Ecstasy (12.2020) - członek założonej w 1983 roku grupy Whodini, będącej prekursorami new jack swingu. W ciągu swojej kariery grupa wydała 6 albumów, z czego 4 pokryły się platynami. Przyczyny śmierci nie zostały podane. Miał 56 lat.

Duke Bootee (01.2021) - jeden z hip-hopowych pionierów, który współtworzył i pojawił się w legendarnym "The Message" Grandmaster Flasha & The Furious Five. Powodem zgonu była niewydolność serca. Miał 69 lat.

6 Dogs (01.2021) - 21-letni raper z Atlanty, który popularność zdobył za sprawą SoundClouda, co dało mu kontrakt z Interscope. Zmagał się z poważną depresją, o której mówił publicznie. Popełnił samobójstwo.

Double K (02.2021) - członek kultowej kalifornijskiej ekipy People Under The Stairs, raper, producent i DJ. Przez 20 lat kariery dostarczał w szeregach PUTS masę słonecznych, pozytywnych wibracji w klasycznym trueschoolowym stylu. Zmarł we śnie w wieku 43 lat.

Prince Markie Dee (02.2021) - członek pionierskiej, nowojorskiej grupy The Fat Boys, która działała na przestrzeni lat 80. Znakiem rozpoznawczym zespołu był beatbox, a na swoim koncie miał 7 krążków, z czego 4 pokryte złotem.
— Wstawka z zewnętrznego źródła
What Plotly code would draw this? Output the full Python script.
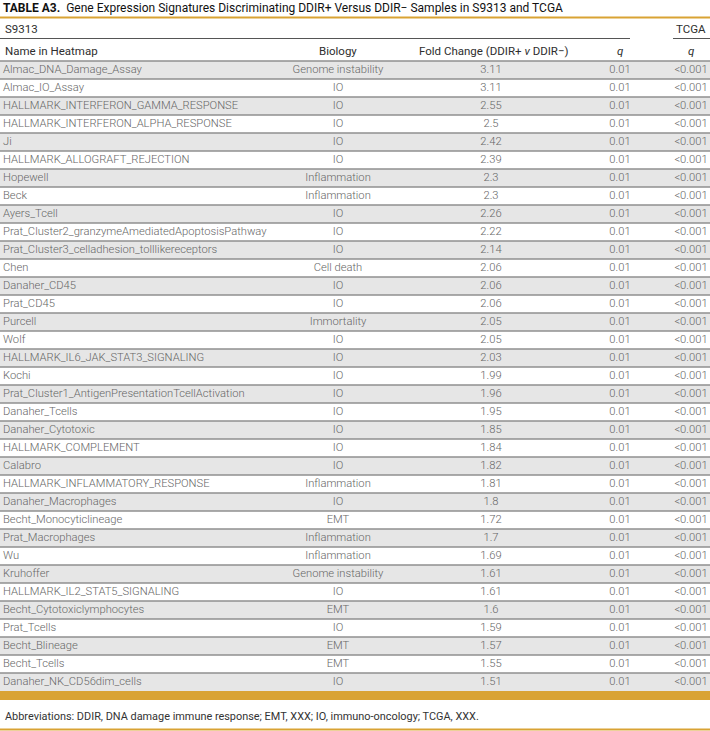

Zmarł przez niewydolność serca. Miał 52 lata.

DMX (04.2021) - jedna z największych gwiazd w historii rapu, ikona Nowego Jorku, niepodrabialny styl i wokal. Członek Ruff Ryders sprzedał 75 000 000 albumów na całym świecie (średnio 10 000 000 na płytę!), z czego 17 000 000 w samych Stanach, co sprawia, że jest do dziś w 5 najlepiej sprzedających się raperów w historii... A w okresie między 1998 a 1999 rokiem jego płyty pokryły się w USA, bagatela, 12-krotną Platyną! Powodem śmierci był atak serca spowodowany przedawkowaniem narkotyków. Po tygodniu podłączenia do aparatury podtrzymującej życie aktywność mózgu DMX-a nie wróciła do normy. Miał 50 lat.

Black Rob (04.2021) - były członek Bad Boy Records, nakładem którego wydał platynowy album "Life Story". Przyczyną śmierci była niewydolność nerek. O zgonie rapera poinformował jego wieloletni przyjaciel DJ Self, który przyznał, że Black Rob od paru lat zmagał się z poważnymi problemami zdrowotnymi oraz, że w ostatnim czasie również nie miał gdzie mieszkać. Miał 52 lata.
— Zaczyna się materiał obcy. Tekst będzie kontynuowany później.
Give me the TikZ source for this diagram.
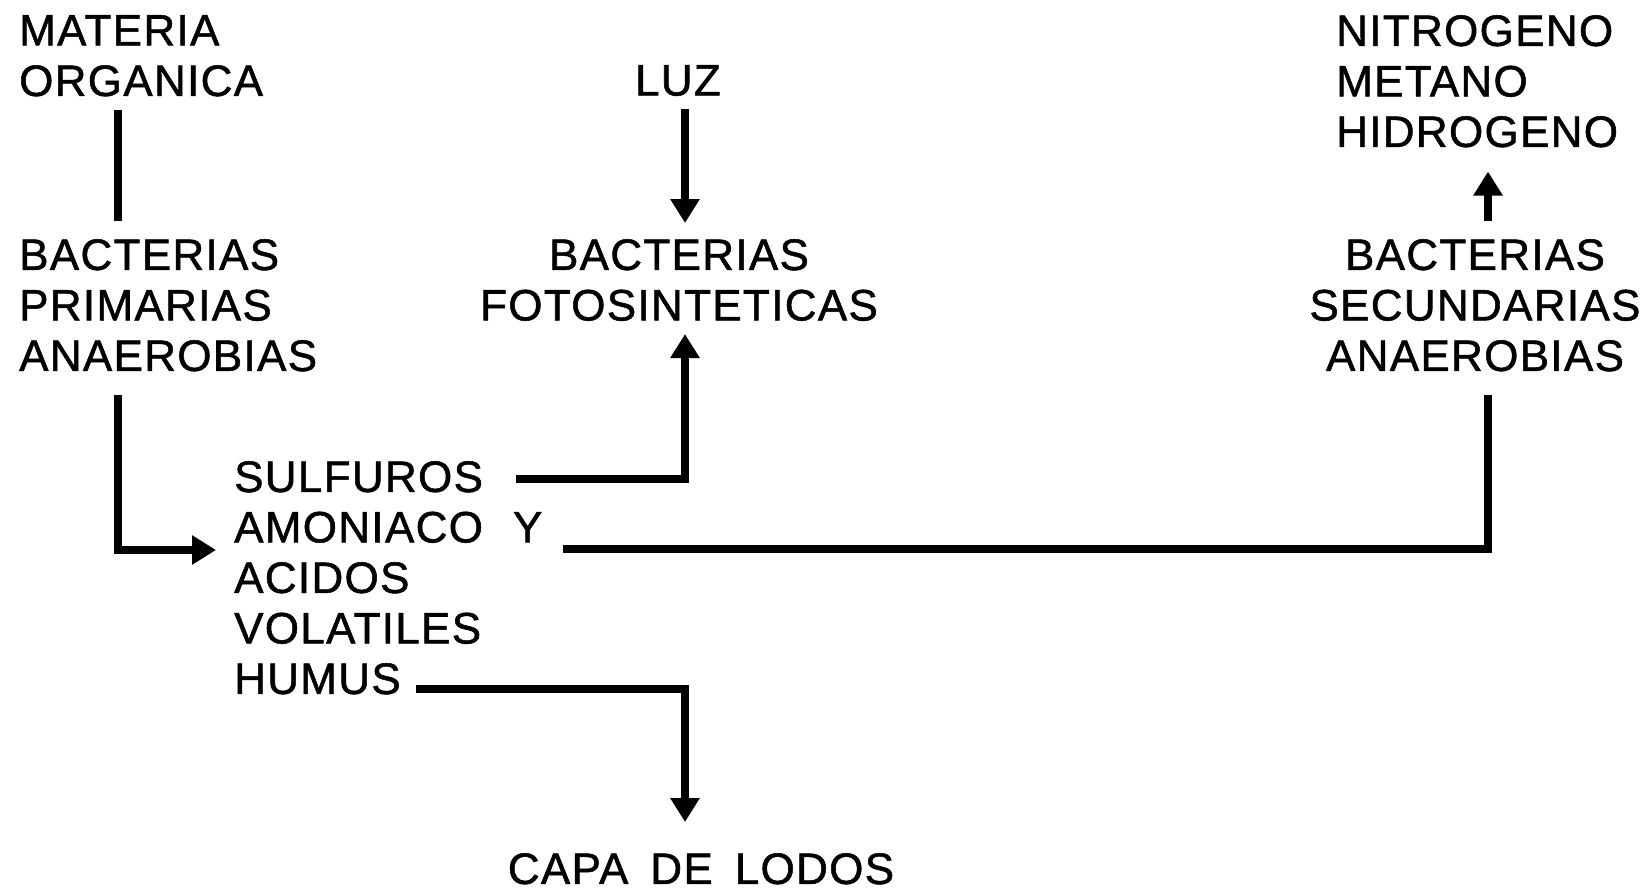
\documentclass[tikz,border=0pt]{standalone}
\usepackage{fontspec}
\setmainfont{Liberation Sans}[LetterSpace=3, FakeBold=1.2]
\usetikzlibrary{arrows.meta}

\tikzset{
  txt/.style={inner sep=0pt, font=\fontsize{44}{50.5}\selectfont, align=left},
  bar/.style={line width=8pt},
  flow/.style={line width=8pt, -{Triangle[length=24pt,width=28pt]}}
}

\begin{document}
\begin{tikzpicture}[x=1pt, y=-1pt]
  \useasboundingbox (0,0) rectangle (1650,891);

  % text blocks
  \node[txt, anchor=north west] (mo) at (19,15) {MATERIA\\ORGANICA};
  \node[txt, anchor=north] (luz) at (678,65) {LUZ};
  \node[txt, anchor=north west] (gas) at (1336,15) {NITROGENO\\METANO\\HIDROGENO};
  \node[txt, anchor=north west] (bpa) at (19,239) {BACTERIAS\\PRIMARIAS\\ANAEROBIAS};
  \node[txt, anchor=north, align=center] (bfs) at (679,239) {BACTERIAS\\FOTOSINTETICAS};
  \node[txt, anchor=north, align=center] (bsa) at (1475,239) {BACTERIAS\\SECUNDARIAS\\ANAEROBIAS};
  \node[txt, anchor=north west] (sav) at (234,461)
    {SULFUROS\\AMONIACO\hspace{30pt}Y\\ACIDOS\\VOLATILES\\HUMUS};
  \node[txt, anchor=north] (cdl) at (701,853) {CAPA\hspace{22pt}DE\hspace{22pt}LODOS};

  % columns of the vertical runs
  \coordinate (colA) at (118,0);
  \coordinate (colB) at (685,0);
  \coordinate (colC) at (1488,0);

  % connectors
  \draw[bar] ([yshift=-13pt]mo.south -| colA) -- ([yshift=18pt]bpa.north -| colA);
  \draw[flow] ([yshift=-13pt]luz.south -| colB) -- ([yshift=16pt]bfs.north -| colB);
  \draw[flow] ([yshift=18pt]bsa.north -| colC) -- ([yshift=-24pt]gas.south -| colC);
  \draw[flow] ([yshift=-23pt]bpa.south -| colA) |- ([xshift=-18pt, yshift=-89pt]sav.north west);
  \draw[flow] ([xshift=282pt, yshift=-18pt]sav.north west) -| ([yshift=-13pt]bfs.south -| colB);
  \draw[bar] ([xshift=329pt, yshift=-88pt]sav.north west) -| ([yshift=-23pt]bsa.south -| colC);
  \draw[flow] ([xshift=182pt, yshift=-228pt]sav.north west) -| ([yshift=31pt]cdl.north -| colB);
\end{tikzpicture}
\end{document}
Shock G (04.2021) - jedna z największych gwiazd przełomu lat '80 i '90, człowiek, który wprowadził do ówczesnego rapu ogrom kolorytu i zabawy - stworzył też alter-ego Humpty Humpa, który zaczął żyć własnym życiem. To pod jego skrzydłami 2Pac z tancerza Digital Underground stał się raperem. Zmarł na skutek przypadkowego przedawkowania fałszywych narkotyków z fentanylem, zmieszanych z alkoholem. Miał 57 lat.

Lil Loaded (05.2021) - 20-latek z Dallas, który szumu narobił w 2019 roku singlem "6locc 6a6y", zdążył wydać jeden oficjalny album. Popełnił samobójstwo.
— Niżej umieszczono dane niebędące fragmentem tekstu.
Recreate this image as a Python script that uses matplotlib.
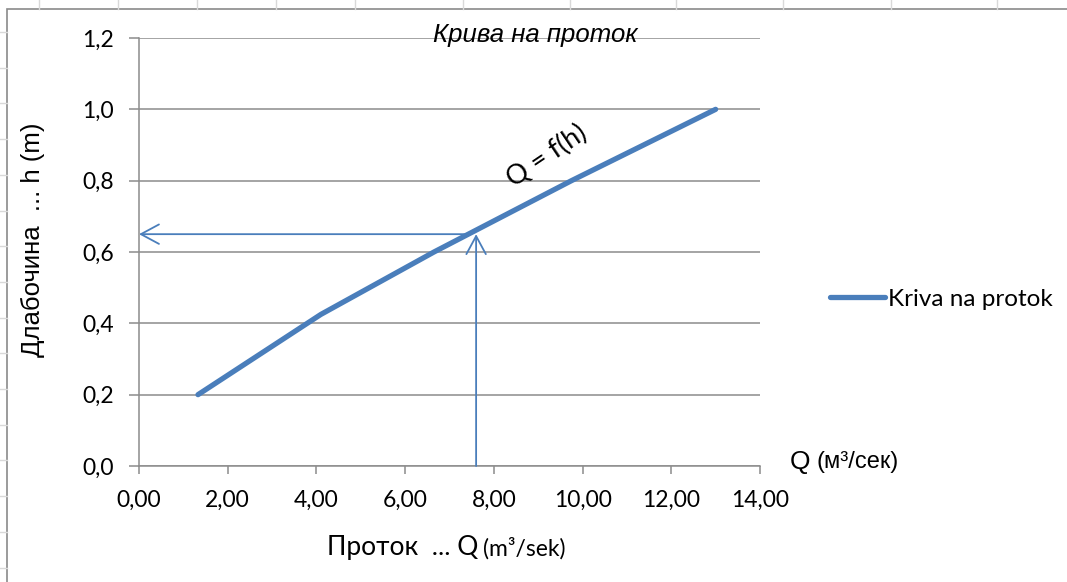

Chi Modu (05.2021) - legendarny rapowy fotograf. Okładka "The Infamous" Mobb Deep, zdjęcie Biggiego na tle World Trade Center, uliczne foto Gang Starr - to tylko niektóre z jego prac.

Gift of Gab (06.2021) - członek Blackalicious, jeden z najbardziej uzdolnionych technicznie raperów w historii, ikona niezależnej sceny kalifornijskiej. Od lat walczył z poważnymi problemami zdrowotnymi, w 2014 roku stwierdzono mu niewydolność nerki a po latach dializ doczekał się przeszczepu nerki w 2020 roku. Dziękował wtedy fanom za finansowe wsparcie, nagrywając specjalne EP dla osób, które pomogły mu poprzez zbiórkę w GoFundMe. Blackalicious planowało na 2020 rok trasę, która została przesunięta... jak się okazuje na zawsze. Miał 50 lat.

Biz Markie (07.2021) - legenda Nowego Jorku, "pierwszy komik rapu", członek ekipy Juice Crew. Miał poważne problemy ze zdrowiem związane z cukrzycą, sytuację pogorszył jeszcze udar. Miał 57 lat.

Chucky Thompson (08.2021) - producent odpowiedzialny m.in. za "One Mic" Nasa czy "Big Poppa" Notoriousa B.I.G. Zmarł wskutek powikłań po zarażeniu COVID-19. Miał 53 lata.

Edai 600 (08.2021) - reprezentant chicagowskiego drillu, założyciel Team 600 Ent. Został zastrzelony, miał 32 lata.

Zumbi (Zion I) (08.2021) - weteran kalifornijskiej sceny niezależnej. Zumbi reprezentował tę odsłonę kalifornijskiego brzmienia, którą kochali fani takich ekip jak Dilated Peoples, Jurassic 5 czy Blackalicious - odsłonę pełną melodii, ciepła, pozytywnych wibracji, a także tekstowej błyskotliwości. Był hospitalizowany po zarażeniu COVID-19, w szpitalu dostał natomiast śmiertelnego ataku astmy, po którym stanęło mu serce a lekarze nie byli w stanie go uratować. Miał 49 lat.

[[{"fid":"69721","view_mode":"default","fields":{"format":"default"},"link_text":null,"type":"media","field_deltas":{"7":{"format":"default"}},"attributes":{"height":242,"width":430,"class":"media-element file-default","data-delta":"7"}}]]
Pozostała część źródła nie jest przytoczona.